Without the images, write out the whole listing exactly.

++++++++

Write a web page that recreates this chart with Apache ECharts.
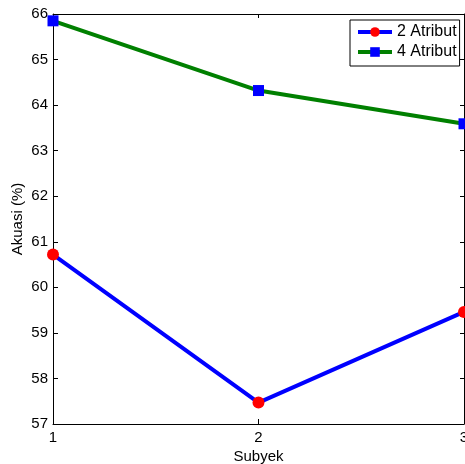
<!DOCTYPE html>
<html>
<head>
<meta charset="utf-8">
<script src="https://cdn.jsdelivr.net/npm/echarts@6/dist/echarts.min.js"></script>
<style>
  html, body { margin: 0; padding: 0; background: #fff; }
  #chart { width: 465px; height: 464px; }
</style>
</head>
<body>
<div id="chart"></div>
<script>
  // data
  var subjects = [1, 2, 3]
  var atribut2 = [60.72, 57.47, 59.46]
  var atribut4 = [65.85, 64.32, 63.59]
  var yTicks = { min: 57, max: 66, step: 1 }

  var chart = echarts.init(document.getElementById('chart'))
  var font = 'Liberation Sans, Arial, sans-serif'

  function pairs(vals) {
    return subjects.map(function (s, i) { return [s, vals[i]] })
  }

  var axisCommon = {
    axisLine: { show: true, lineStyle: { color: '#000', width: 1 } },
    axisTick: { show: true, inside: true, length: 5, lineStyle: { color: '#000' } },
    splitLine: { show: false },
    axisLabel: { color: '#000', fontSize: 15, fontFamily: font },
    nameTextStyle: { color: '#000', fontSize: 15, fontFamily: font }
  }

  // mirrored axes for the box ticks on top / right (no labels)
  var mirror = {
    axisLine: { show: true, lineStyle: { color: '#000', width: 1 } },
    axisTick: { show: true, inside: true, length: 4, lineStyle: { color: '#000' } },
    axisLabel: { show: false },
    splitLine: { show: false }
  }

  chart.setOption({
    animation: false,
    backgroundColor: '#fff',
    grid: {
      left: 53, right: 1, top: 14, bottom: 40,
      outerBoundsMode: 'none',
      containLabel: false
    },
    legend: {
      left: 350, top: 20,
      orient: 'vertical',
      backgroundColor: '#fff',
      borderColor: '#000', borderWidth: 1,
      borderRadius: 0,
      padding: [4, 3, 6, 6],
      itemGap: 4,
      itemWidth: 34, itemHeight: 12,
      lineStyle: { width: 4 },
      textStyle: { color: '#000', fontSize: 16, fontFamily: font },
      data: ['2 Atribut', '4 Atribut']
    },
    xAxis: [
      Object.assign({}, axisCommon, {
        type: 'value',
        min: 1, max: 3, interval: 1,
        name: 'Subyek',
        nameLocation: 'middle',
        nameGap: 25,
        nameMoveOverlap: false,
        axisLabel: Object.assign({}, axisCommon.axisLabel, { margin: 6 })
      }),
      Object.assign({}, mirror, {
        type: 'value', position: 'top',
        min: 1, max: 3, interval: 1
      })
    ],
    yAxis: [
      Object.assign({}, axisCommon, {
        type: 'value',
        min: yTicks.min, max: yTicks.max, interval: yTicks.step,
        name: 'Akuasi (%)',
        nameLocation: 'middle',
        nameGap: 28,
        nameMoveOverlap: false,
        axisLabel: Object.assign({}, axisCommon.axisLabel, { margin: 5 })
      }),
      Object.assign({}, mirror, {
        type: 'value', position: 'right',
        min: yTicks.min, max: yTicks.max, interval: yTicks.step
      })
    ],
    series: [
      {
        name: '2 Atribut',
        type: 'line',
        data: pairs(atribut2),
        symbol: 'circle',
        symbolSize: 12,
        lineStyle: { color: '#0000ff', width: 4 },
        itemStyle: { color: '#ff0000' }
      },
      {
        name: '4 Atribut',
        type: 'line',
        data: pairs(atribut4),
        symbol: 'rect',
        symbolSize: 11,
        lineStyle: { color: '#008000', width: 4 },
        itemStyle: { color: '#0000ff' }
      }
    ]
  })
</script>
</body>
</html>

++++++++

Task response:
Write a web page that recreates this chart with Apache ECharts.
<!DOCTYPE html>
<html>
<head>
<meta charset="utf-8">
<script src="https://cdn.jsdelivr.net/npm/echarts@6/dist/echarts.min.js"></script>
<style>
  html, body { margin: 0; padding: 0; background: #fff; }
  #chart { width: 465px; height: 464px; }
</style>
</head>
<body>
<div id="chart"></div>
<script>
  // data
  var subjects = [1, 2, 3]
  var atribut2 = [60.72, 57.47, 59.46]
  var atribut4 = [65.85, 64.32, 63.59]
  var yTicks = { min: 57, max: 66, step: 1 }

  var chart = echarts.init(document.getElementById('chart'))
  var font = 'Liberation Sans, Arial, sans-serif'

  function pairs(vals) {
    return subjects.map(function (s, i) { return [s, vals[i]] })
  }

  var axisCommon = {
    axisLine: { show: true, lineStyle: { color: '#000', width: 1 } },
    axisTick: { show: true, inside: true, length: 5, lineStyle: { color: '#000' } },
    splitLine: { show: false },
    axisLabel: { color: '#000', fontSize: 15, fontFamily: font },
    nameTextStyle: { color: '#000', fontSize: 15, fontFamily: font }
  }

  // mirrored axes for the box ticks on top / right (no labels)
  var mirror = {
    axisLine: { show: true, lineStyle: { color: '#000', width: 1 } },
    axisTick: { show: true, inside: true, length: 4, lineStyle: { color: '#000' } },
    axisLabel: { show: false },
    splitLine: { show: false }
  }

  chart.setOption({
    animation: false,
    backgroundColor: '#fff',
    grid: {
      left: 53, right: 1, top: 14, bottom: 40,
      outerBoundsMode: 'none',
      containLabel: false
    },
    legend: {
      left: 350, top: 20,
      orient: 'vertical',
      backgroundColor: '#fff',
      borderColor: '#000', borderWidth: 1,
      borderRadius: 0,
      padding: [4, 3, 6, 6],
      itemGap: 4,
      itemWidth: 34, itemHeight: 12,
      lineStyle: { width: 4 },
      textStyle: { color: '#000', fontSize: 16, fontFamily: font },
      data: ['2 Atribut', '4 Atribut']
    },
    xAxis: [
      Object.assign({}, axisCommon, {
        type: 'value',
        min: 1, max: 3, interval: 1,
        name: 'Subyek',
        nameLocation: 'middle',
        nameGap: 25,
        nameMoveOverlap: false,
        axisLabel: Object.assign({}, axisCommon.axisLabel, { margin: 6 })
      }),
      Object.assign({}, mirror, {
        type: 'value', position: 'top',
        min: 1, max: 3, interval: 1
      })
    ],
    yAxis: [
      Object.assign({}, axisCommon, {
        type: 'value',
        min: yTicks.min, max: yTicks.max, interval: yTicks.step,
        name: 'Akuasi (%)',
        nameLocation: 'middle',
        nameGap: 28,
        nameMoveOverlap: false,
        axisLabel: Object.assign({}, axisCommon.axisLabel, { margin: 5 })
      }),
      Object.assign({}, mirror, {
        type: 'value', position: 'right',
        min: yTicks.min, max: yTicks.max, interval: yTicks.step
      })
    ],
    series: [
      {
        name: '2 Atribut',
        type: 'line',
        data: pairs(atribut2),
        symbol: 'circle',
        symbolSize: 12,
        lineStyle: { color: '#0000ff', width: 4 },
        itemStyle: { color: '#ff0000' }
      },
      {
        name: '4 Atribut',
        type: 'line',
        data: pairs(atribut4),
        symbol: 'rect',
        symbolSize: 11,
        lineStyle: { color: '#008000', width: 4 },
        itemStyle: { color: '#0000ff' }
      }
    ]
  })
</script>
</body>
</html>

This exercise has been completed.